All in all, he was about the worst-looking hundred-or-whatever-year-old man you’ll ever see—live one, anyway. But he didn’t seem to have taken enough heat to cook his brain. His heart was still going-well, I mean whoever’s heart it had been in the first place was still going. It was a good investment, because it was pumping right along. We put compresses on everything we could find, and most of the bleeding stopped by itself, except from the nasty business on his leg.
For that we needed more expert help. Dorrie called the military reservation for me. She got Amanda Littleknees and was put right through to the base surgeon, Colonel Eve Marcuse. Dr. Marcuse was a friend of my own Quackery fellow; I’d met her once or twice, and she was good about telling me what to do.
At first Colonel Marcuse wanted me to pack up and bring Cochenour right over. I vetoed that. I gave her satisfactory reasons—I wasn’t in shape to pilot, and it would be a rough ride for Cochenour. I certainly didn’t give her the real reason, namely that I didn’t want to get into the reservation and have to explain my way out of it again. So instead she gave me step-by-step instructions on what to do with the casualty.
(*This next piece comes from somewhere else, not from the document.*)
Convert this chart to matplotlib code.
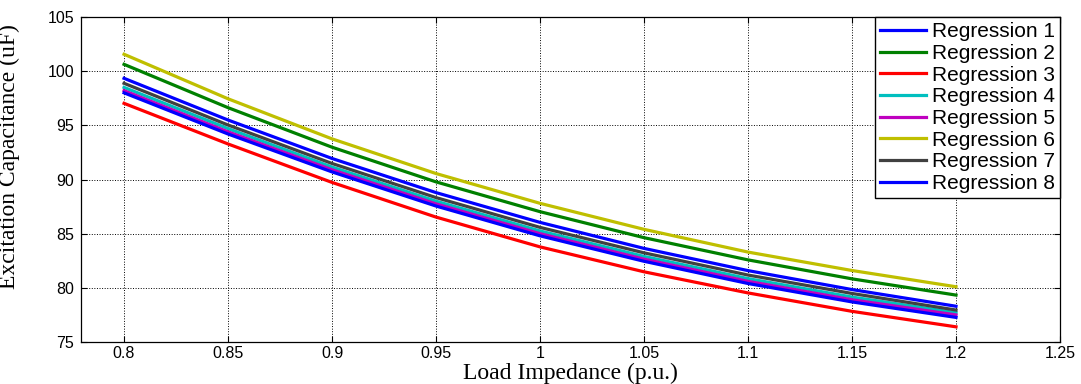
import matplotlib
matplotlib.use("Agg")
import matplotlib.pyplot as plt

# load impedance (p.u.)
x = [0.80, 0.85, 0.90, 0.95, 1.00, 1.05, 1.10, 1.15, 1.20]

# excitation capacitance (uF)
reg1 = [99.34, 95.49, 91.94, 88.79, 86.04, 83.64, 81.59, 79.84, 78.30]
reg2 = [100.63, 96.63, 92.98, 89.78, 87.03, 84.63, 82.58, 80.83, 79.33]
reg3 = [97.03, 93.28, 89.73, 86.53, 83.78, 81.48, 79.53, 77.83, 76.40]
reg4 = [98.50, 94.70, 91.15, 88.00, 85.25, 82.90, 80.85, 79.15, 77.70]
reg5 = [98.20, 94.40, 90.90, 87.75, 85.00, 82.65, 80.60, 78.90, 77.50]
reg6 = [101.56, 97.45, 93.75, 90.55, 87.80, 85.40, 83.30, 81.60, 80.10]
reg7 = [98.88, 95.03, 91.48, 88.33, 85.58, 83.23, 81.18, 79.48, 77.95]
reg8 = [98.00, 94.20, 90.70, 87.55, 84.80, 82.45, 80.40, 78.70, 77.27]

series = [reg1, reg2, reg3, reg4, reg5, reg6, reg7, reg8]
labels = ["Regression %d" % i for i in range(1, 9)]
colors = [(0, 0, 1), (0, 0.5, 0), (1, 0, 0), (0, 0.75, 0.75),
          (0.75, 0, 0.75), (0.75, 0.75, 0), (0.25, 0.25, 0.25), (0, 0, 1)]

xticks = [0.8, 0.85, 0.9, 0.95, 1, 1.05, 1.1, 1.15, 1.2, 1.25]
xticklabels = ["0.8", "0.85", "0.9", "0.95", "1", "1.05", "1.1", "1.15", "1.2", "1.25"]
yticks = [75, 80, 85, 90, 95, 100, 105]

fig = plt.figure(figsize=(10.81, 3.84), dpi=100)
ax = fig.add_axes([81 / 1081, 1 - 342 / 384, (1060 - 81) / 1081, (342 - 17) / 384])

for y, lab, c in zip(series, labels, colors):
    ax.plot(x, y, color=c, linewidth=2.3, label=lab)

ax.set_xlim(0.7793, 1.25)
ax.set_ylim(75, 105)
ax.set_xticks(xticks)
ax.set_xticklabels(xticklabels)
ax.set_yticks(yticks)
ax.tick_params(direction="in", top=True, right=True, length=4, width=0.8,
               labelsize=11.5)
ax.tick_params(axis="x", pad=3)
ax.tick_params(axis="y", pad=5)
for lbl in ax.get_xticklabels() + ax.get_yticklabels():
    lbl.set_family("Liberation Sans")
ax.grid(True, color="black", linestyle=":", linewidth=0.7)
for s in ax.spines.values():
    s.set_linewidth(0.9)

ax.set_xlabel("Load Impedance (p.u.)", fontsize=17, family="Liberation Serif")
ax.xaxis.set_label_coords(0.5, -0.064)
ax.set_ylabel("Excitation Capacitance (uF)", fontsize=17, family="Liberation Serif")
ax.yaxis.set_label_coords(-0.062, 0.572)

leg = ax.legend(loc="upper right", borderaxespad=0, fancybox=False, framealpha=1,
                edgecolor="black", prop={"family": "Liberation Sans", "size": 15},
                handlelength=2.2, handletextpad=0.3, labelspacing=0.13,
                borderpad=0.25)
leg.get_frame().set_linewidth(1.0)

fig.savefig("out.png", dpi=100)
They were easy enough to follow, and I did all she commanded: reduced the fracture, packed the gash, stuck Cochenour with broadspectrum antibiotics, closed the wound with surgical Velcro and meat glue, sprayed a bandage all around, and poured on a cast. It depleted our first-aid supplies pretty thoroughly and took about an hour of our time. Cochenour would have come to while we were doing it, except that I had also given him a sleepy needle.